1. First, analyze the algorithm parts and step, ex: point of interest algorithm consist of five parts, we divide it into 9 steps.
2. Program the spe, each spe can do the whole job, depends on the worknum sent to spe. Ex: the single CPU can do as in x86 model.
3. Define the partition and size of work. Ex: here we part the work into 8, so 8*9 steps need to be worked.
4. PPU, initial the data from image, divided an area for storage, and initialize work dependency. Ex: we read the image, and save data into img array, and setup the status array.

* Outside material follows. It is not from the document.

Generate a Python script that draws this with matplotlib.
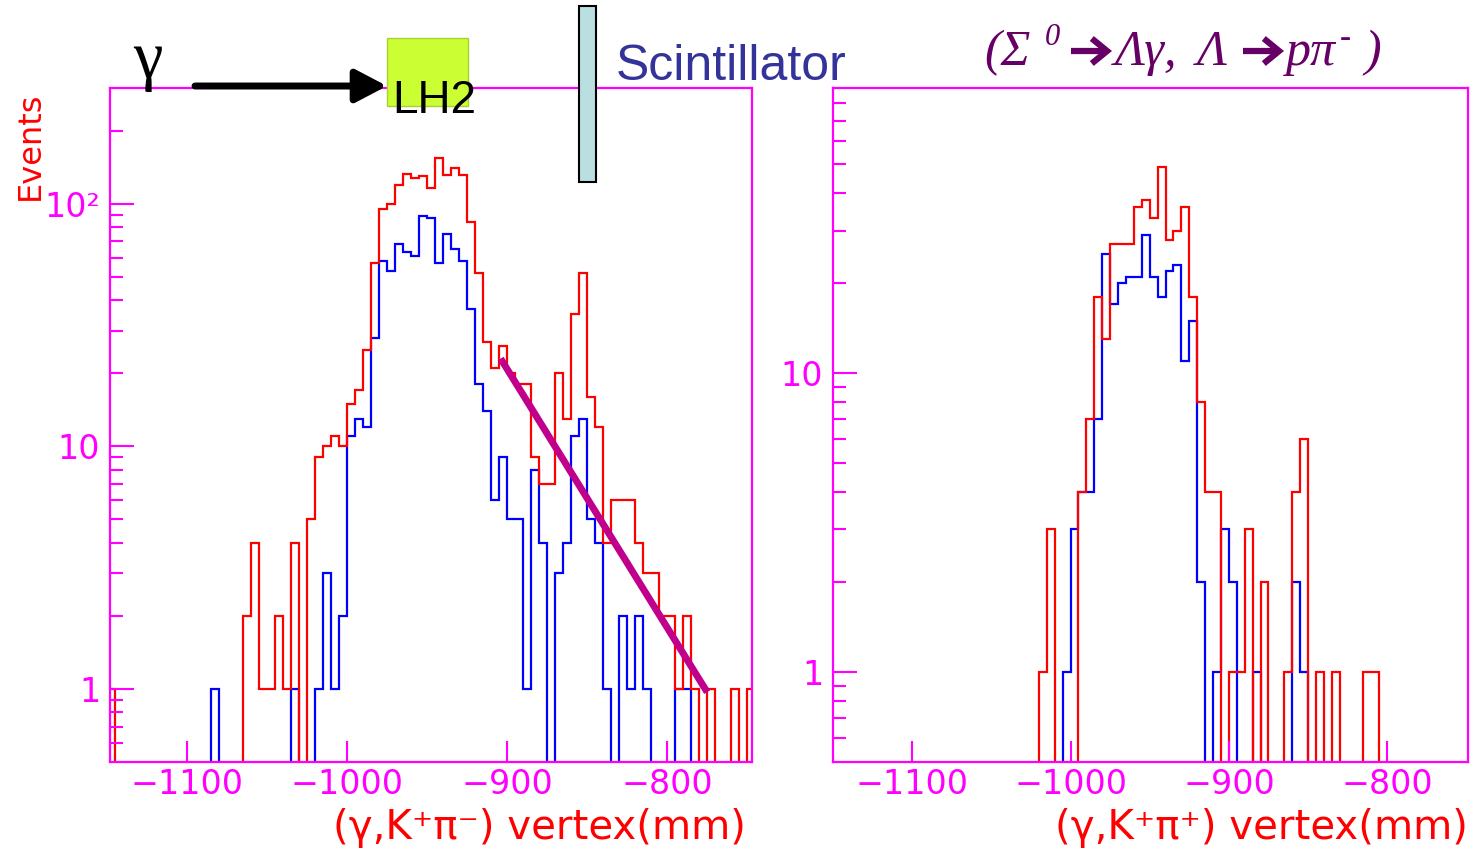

5. PPU circle check if there is work need to be done, and send data to spu, update the work dependency list. Ex: use while, if status don’t reach the end, means work need to do, so sign work.

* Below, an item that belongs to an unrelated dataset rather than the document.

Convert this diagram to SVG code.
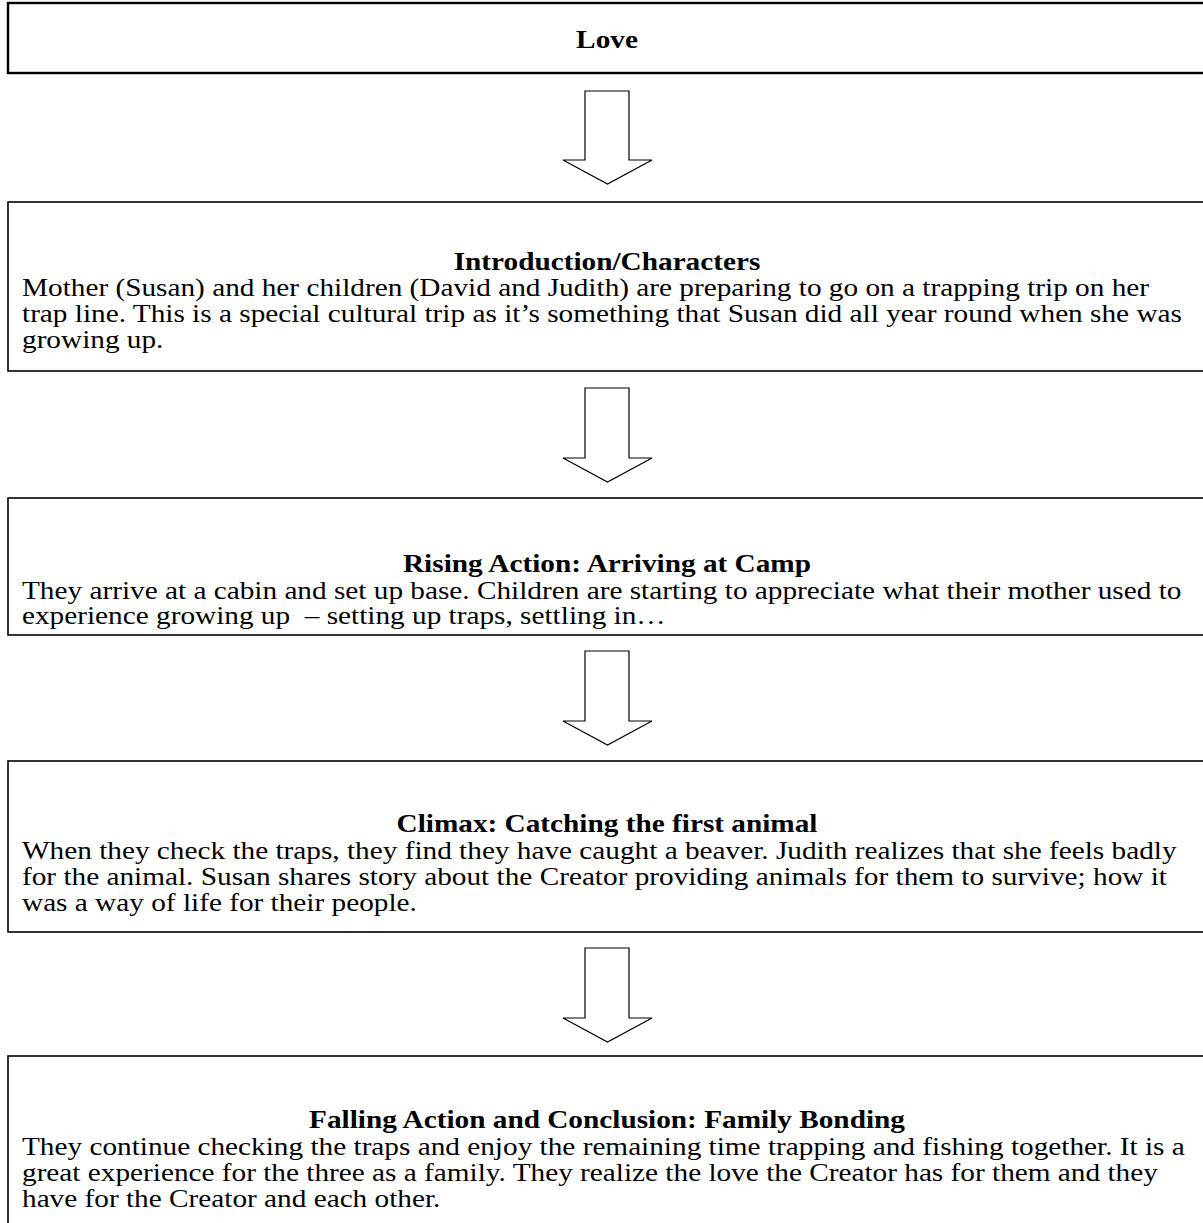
<svg xmlns="http://www.w3.org/2000/svg" width="1203" height="1223" viewBox="0 0 1203 1223">
<style>
.box{fill:#fff;stroke:#000;stroke-width:1.6}
.top{fill:#fff;stroke:#000;stroke-width:2.4}
.arr{fill:#fff;stroke:#000;stroke-width:1.2;stroke-linejoin:miter}
text{font-family:"Liberation Serif","Times New Roman",serif;font-size:26px;fill:#000;white-space:pre}
.t{font-weight:bold;text-anchor:middle}
</style>
<rect width="1203" height="1223" fill="#fff"/>
<g id="connectors">
<path class="arr" d="M585,91 H629 V160 H652 L607.5,184 L563,160 H585 Z"/>
<path class="arr" d="M585,388 H629 V458 H652 L607.5,482 L563,458 H585 Z"/>
<path class="arr" d="M585,651 H629 V721 H652 L607.5,745 L563,721 H585 Z"/>
<path class="arr" d="M585,948 H629 V1018 H652 L607.5,1042 L563,1018 H585 Z"/>
</g>
<g id="love">
<rect class="top" x="8" y="3" width="1200" height="70"/>
<text class="t" transform="translate(607,48) scale(1.126,1)">Love</text>
</g>
<g id="intro">
<rect class="box" x="8" y="202" width="1200" height="169"/>
<text class="t" transform="translate(607,270) scale(1.126,1)">Introduction/Characters</text>
<text transform="translate(22,296) scale(1.126,1)">Mother (Susan) and her children (David and Judith) are preparing to go on a trapping trip on her</text>
<text transform="translate(22,322) scale(1.126,1)">trap line. This is a special cultural trip as it’s something that Susan did all year round when she was</text>
<text transform="translate(22,348) scale(1.126,1)">growing up.</text>
</g>
<g id="rising">
<rect class="box" x="8" y="498" width="1200" height="137"/>
<text class="t" transform="translate(607,572) scale(1.126,1)">Rising Action: Arriving at Camp</text>
<text transform="translate(22,599) scale(1.126,1)">They arrive at a cabin and set up base. Children are starting to appreciate what their mother used to</text>
<text transform="translate(22,624) scale(1.126,1)" xml:space="preserve">experience growing up  – setting up traps, settling in…</text>
</g>
<g id="climax">
<rect class="box" x="8" y="761" width="1200" height="171"/>
<text class="t" transform="translate(607,832) scale(1.126,1)">Climax: Catching the first animal</text>
<text transform="translate(22,859) scale(1.126,1)">When they check the traps, they find they have caught a beaver. Judith realizes that she feels badly</text>
<text transform="translate(22,885) scale(1.126,1)">for the animal. Susan shares story about the Creator providing animals for them to survive; how it</text>
<text transform="translate(22,911) scale(1.126,1)">was a way of life for their people.</text>
</g>
<g id="falling">
<rect class="box" x="8" y="1056" width="1200" height="190"/>
<text class="t" transform="translate(607,1128) scale(1.126,1)">Falling Action and Conclusion: Family Bonding</text>
<text transform="translate(22,1155) scale(1.126,1)">They continue checking the traps and enjoy the remaining time trapping and fishing together. It is a</text>
<text transform="translate(22,1181) scale(1.126,1)">great experience for the three as a family. They realize the love the Creator has for them and they</text>
<text transform="translate(22,1207) scale(1.126,1)">have for the Creator and each other.</text>
</g>
</svg>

6. PPU get the result from the spu, and update the result cache list, which will be used later. Ex: send result function.
7. Collect all the results and save into files or have a final result. Ex: PPU use the corner array to generate the corner picture.
These are simulating in single CPU.
When develop into real cell parallel machine, things need to be considered.
1. Almost the same.
2. Setup spe program, choose the right worknum to work.
3. Partition and size can be analyze depends on the num of spe and total memory. We can try several combinations.
4. Almost the same, but the dependency lists various as the algorithm is different.
5. Send data with DMA transfer to LS, and choose the free spe, considerate the locality. The LS maybe limited, so we should replace some.
6. Update result list, don’t need this much list, just one, and can store different data.
7. Organize data and give out the final result.
Smith waterman algorithm:
1. Divide into several blocks.
2. Choose one to start, and send the east and south data back to store, other data, and store into MM.
3. Dynamic choose spe and finish all.
4. PPU organize the result.
=========================================
After meeting, we discussed about what I’ve done and compared these two algorithm. Maybe Smith Water man algorithm is better to evaluation this kind of waiting mechanism. Because it has more dependency.
So next, I will realise that, and simulate on single cpu, later, develop it into real cell.
After, I may continue this poi algorithm.